The villages were cut off from the rest of the country as a raging current engulfed the A3 road, which is the only channel to the villages from Nata.
Amidst this calamity, there’s one man who saw an opportunity to make money when everyone folded their arms to ask for God’s mercy.
George Thomas who runs a garage in Francistown turned his towing truck into a pontoon to help those travelling in smaller cars cross the 1.8km and nearly two metre deep stretch of water in Zoroga and Gweta.
Thomas told The Voice in an exclusive interview that since the floods hit the villages on the 26th February he used his other truck station in Nata to help people make it across.
The businessman was making roughly P8000 a day.
“On peak days I helped about 30 to 40 cars. I charged P200 or P250 depending on the size of the car,” said Thomas.

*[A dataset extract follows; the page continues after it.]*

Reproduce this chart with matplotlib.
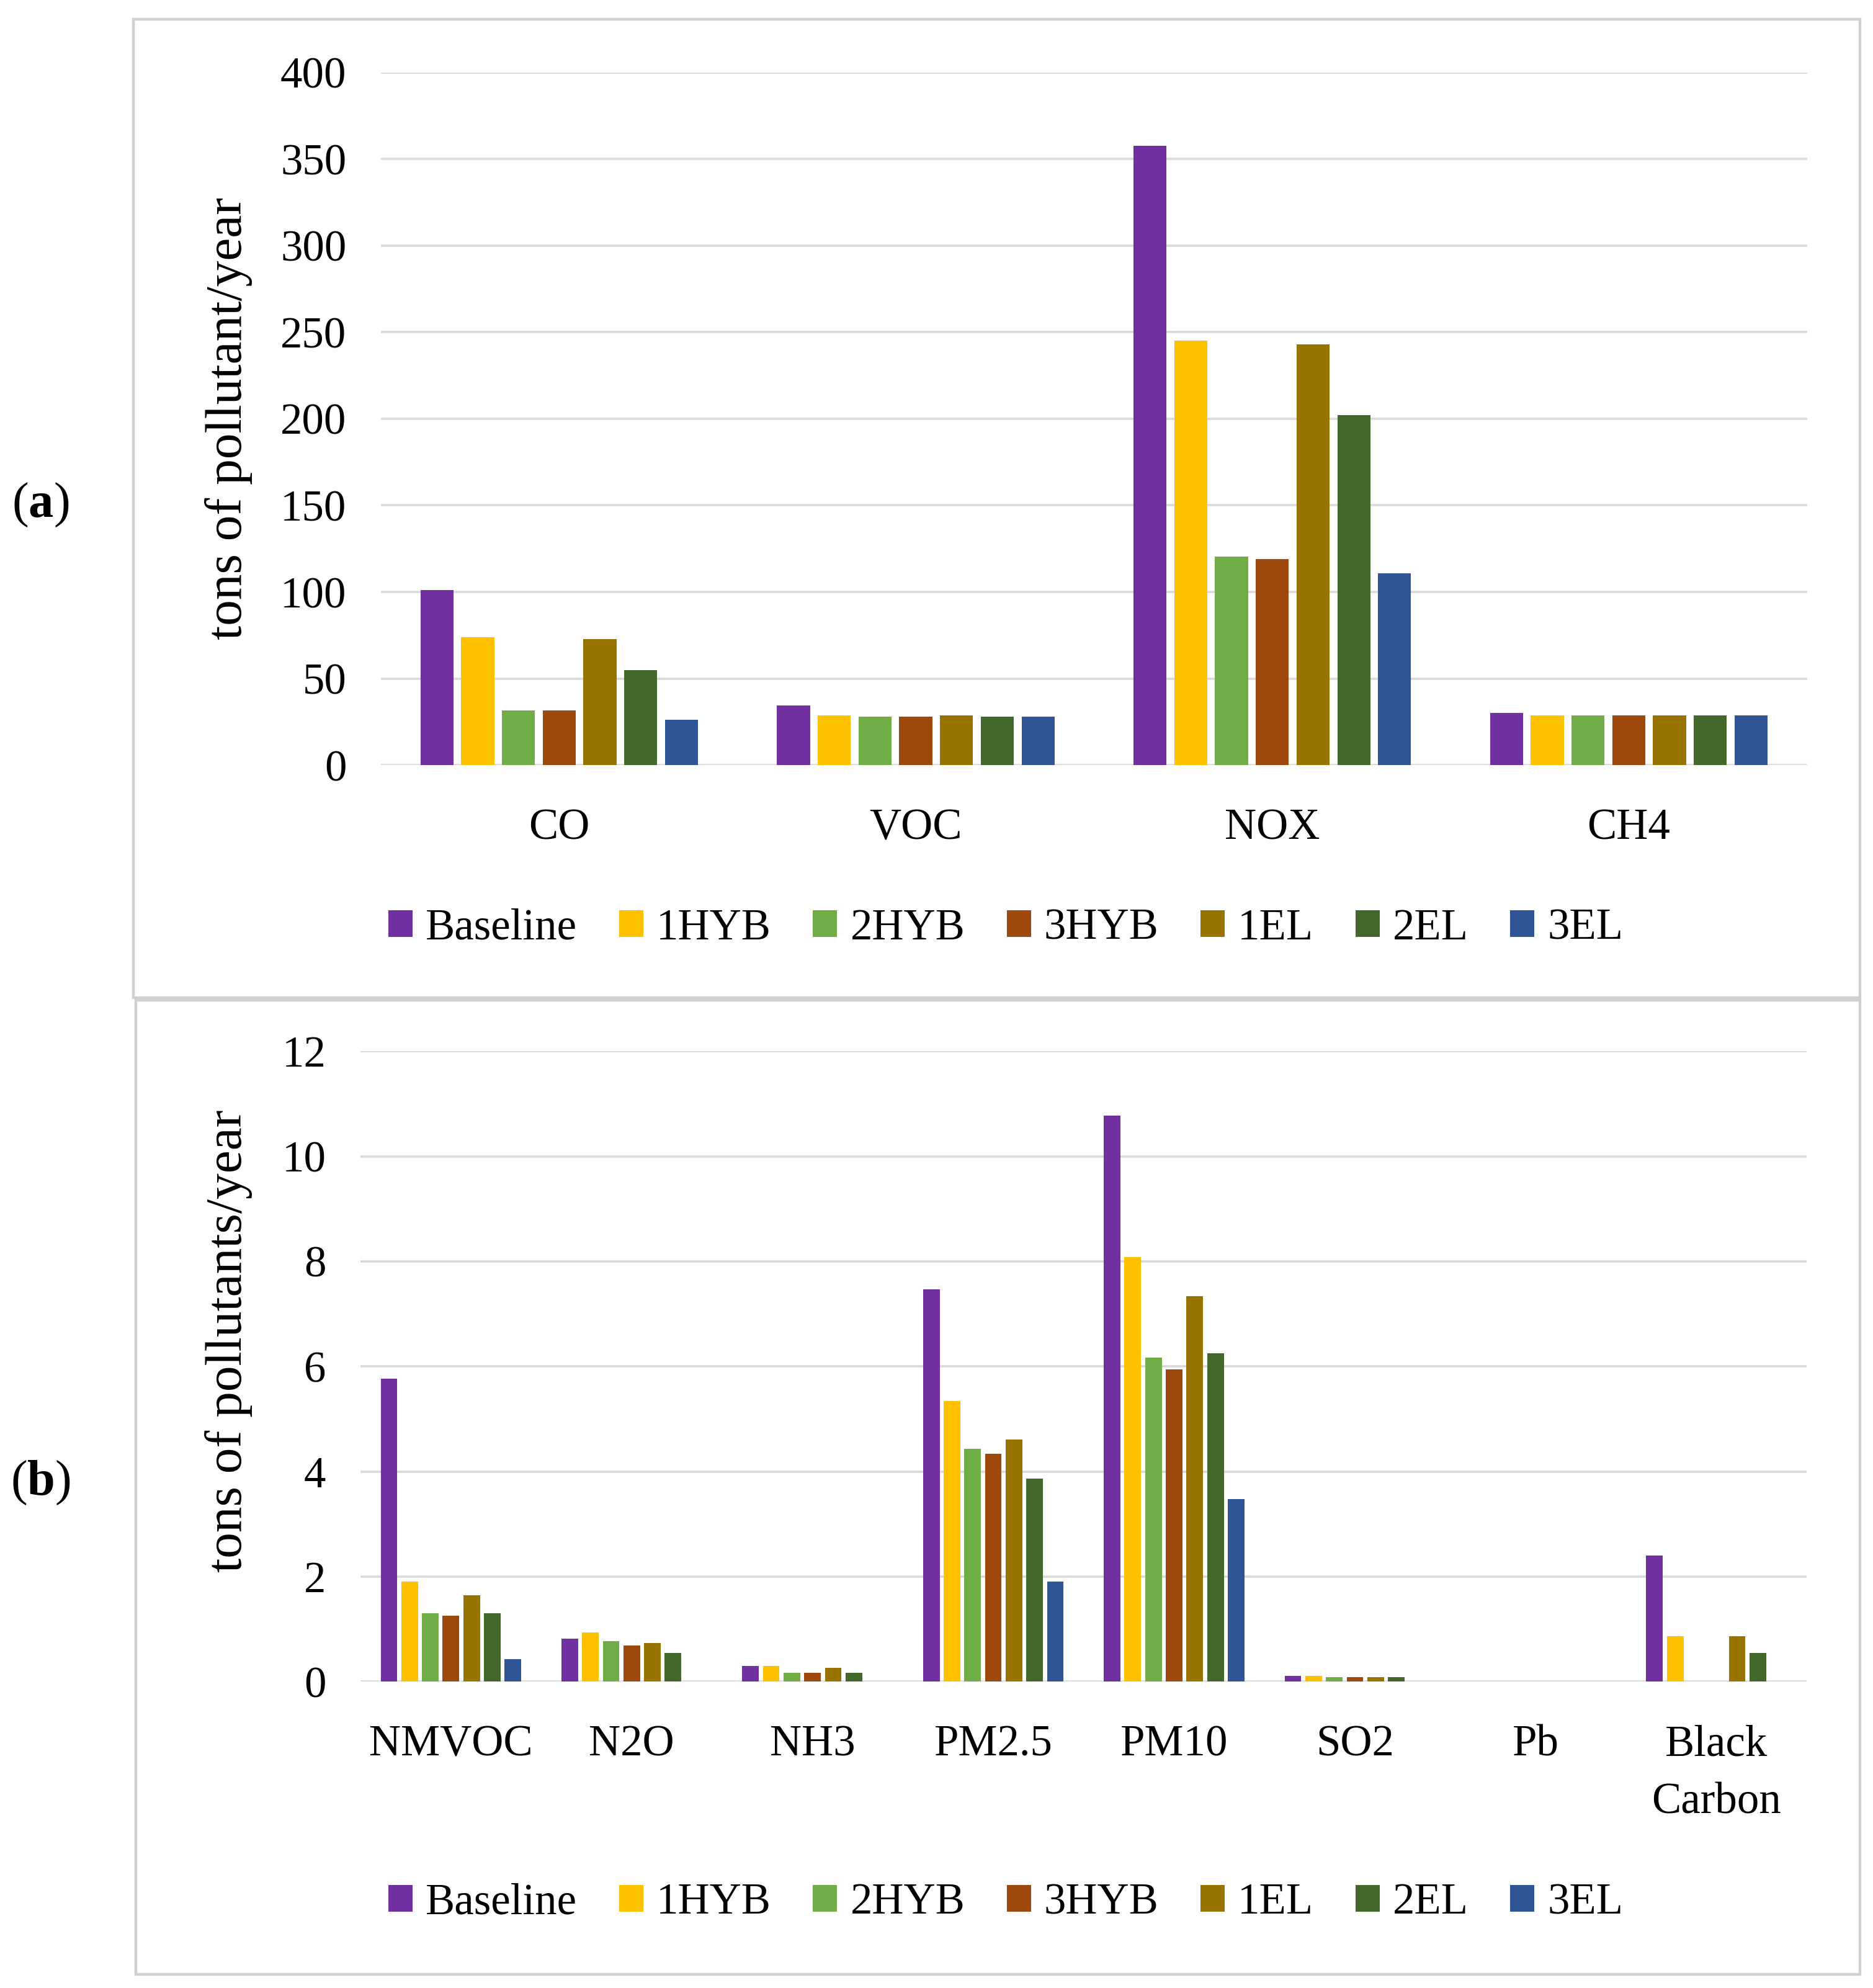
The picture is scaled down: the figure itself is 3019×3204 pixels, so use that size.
import numpy as np
import matplotlib
matplotlib.use("Agg")
import matplotlib.pyplot as plt
from matplotlib.patches import Patch, Rectangle

plt.rcParams['font.family'] = ['Liberation Serif', 'DejaVu Serif']
plt.rcParams['mathtext.fontset'] = 'custom'
plt.rcParams['mathtext.bf'] = 'Liberation Serif:bold'

scenarios = ["Baseline", "1HYB", "2HYB", "3HYB", "1EL", "2EL", "3EL"]
colors = ["#7030A0", "#FFC000", "#70AD47", "#9E480E", "#997300", "#43682B", "#2F5597"]

# panel (a)
cats_a = ["CO", "VOC", "NOX", "CH4"]
vals_a = {
    "Baseline": [101, 34.5, 357.5, 30],
    "1HYB": [74, 28.6, 245, 28.6],
    "2HYB": [31.5, 27.9, 120.4, 28.6],
    "3HYB": [31.5, 27.9, 119, 28.6],
    "1EL": [72.7, 28.6, 243, 28.6],
    "2EL": [55, 27.9, 202, 28.6],
    "3EL": [26.4, 27.9, 110.8, 28.6],
}

# panel (b)
cats_b = ["NMVOC", "N2O", "NH3", "PM2.5", "PM10", "SO2", "Pb", "Black\nCarbon"]
vals_b = {
    "Baseline": [5.77, 0.82, 0.30, 7.47, 10.77, 0.11, 0, 2.40],
    "1HYB": [1.90, 0.94, 0.30, 5.34, 8.08, 0.11, 0, 0.86],
    "2HYB": [1.30, 0.77, 0.17, 4.43, 6.17, 0.08, 0, 0],
    "3HYB": [1.25, 0.69, 0.17, 4.34, 5.95, 0.08, 0, 0],
    "1EL": [1.64, 0.73, 0.26, 4.61, 7.34, 0.08, 0, 0.86],
    "2EL": [1.30, 0.55, 0.17, 3.86, 6.25, 0.08, 0, 0.55],
    "3EL": [0.43, 0, 0, 1.91, 3.47, 0, 0, 0],
}

FS = 25.5
FS_LAB = 30
GRID = "#D9D9D9"


def bars(ax, cats, vals, width):
    x = np.arange(len(cats))
    slot = 0.8 / len(scenarios)
    for i, s in enumerate(scenarios):
        ax.bar(x - 0.4 + slot * (i + 0.5), vals[s], width=width,
               color=colors[i], linewidth=0, zorder=3)
    ax.set_xlim(-0.5, len(cats) - 0.5)
    ax.set_xticks(x)
    ax.set_xticklabels(cats, fontsize=FS, linespacing=1.55)
    ax.tick_params(axis="both", length=0, labelsize=FS, colors="black")
    ax.tick_params(axis="x", pad=25)
    ax.tick_params(axis="y", pad=20)
    ax.yaxis.grid(True, color=GRID, linewidth=1.3, zorder=0)
    for sp in ax.spines.values():
        sp.set_visible(False)


fig = plt.figure(figsize=(15.095, 16.02), dpi=200)

ax1 = fig.add_axes([0.2034, 0.6151, 0.7614, 0.3485])
bars(ax1, cats_a, vals_a, 0.0925)
ax1.set_ylim(0, 400)
ax1.set_yticks(np.arange(0, 401, 50))
ax1.set_ylabel("tons of pollutant/year", fontsize=FS_LAB)
ax1.yaxis.label.set_verticalalignment("center")
ax1.yaxis.set_label_coords(-0.107, 0.5)

ax2 = fig.add_axes([0.1925, 0.1541, 0.7722, 0.3171])
bars(ax2, cats_b, vals_b, 0.092)
ax2.set_ylim(0, 12)
ax2.set_yticks(np.arange(0, 13, 2))
ax2.set_ylabel("tons of pollutants/year", fontsize=FS_LAB)
ax2.yaxis.label.set_verticalalignment("center")
ax2.yaxis.set_label_coords(-0.0913, 0.54)

handles = [Patch(facecolor=c, edgecolor="none") for c in colors]
for yy in [0.533, 0.0428]:
    fig.legend(handles, scenarios, loc="center", bbox_to_anchor=(0.537, yy),
               ncol=7, frameon=False, fontsize=FS, handlelength=0.55,
               handleheight=0.55, handletextpad=0.3, columnspacing=0.95)

# panel frames
fig.patches.append(Rectangle((0.0712, 0.498), 0.922, 0.4924, transform=fig.transFigure,
                             fill=False, edgecolor="#D0D0D0", linewidth=1.6))
fig.patches.append(Rectangle((0.0725, 0.007), 0.9207, 0.4898, transform=fig.transFigure,
                             fill=False, edgecolor="#D0D0D0", linewidth=1.6))

fig.text(0.0217, 0.746, r"($\mathbf{a}$)", fontsize=29, ha="center", va="center")
fig.text(0.0217, 0.254, r"($\mathbf{b}$)", fontsize=29, ha="center", va="center")

fig.savefig("out.png", dpi=200, facecolor="white")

The enterprising Thomas said the business opportunity came after their driver responded to a breakdown to rescue a motorist whose car developed technical faults as he attempted to cross the water.
“The water was just too much for even some of the off-road vehicles,” he said.
The garage operator told The Voice that the damage to the cars could well run into hundred of thousands of pulas.
“There are some stubborn drivers who learnt the hard way when their vehicles broke down in the middle of the water,” he said.
“Some of these drivers ignored our warnings. They were under the impression that we just wanted to make a quick buck but they paid dearly. We charged them for getting us wet pulling their cars from the middle of the water when we could have loaded the car from dry ground,” he said.
The soft-spoken Thomas narrated a story of an old man who got stuck attempting to make it across at 3am.
“He rolled up the windows and prayed to God that his car withstand the water current. We rescued him at 6:30 in the morning,” he said.
Thomas who has been arriving at the Zoroga ‘water station’ at 6am everyday since the disaster struck said the water has subsided after 23 days.
Today I only helped five cars and I expect the numbers to gradually drop as more vehicles are able to cross.
It will take some time for sedans to cross though, so I expect business to go up again on weekends,” he said.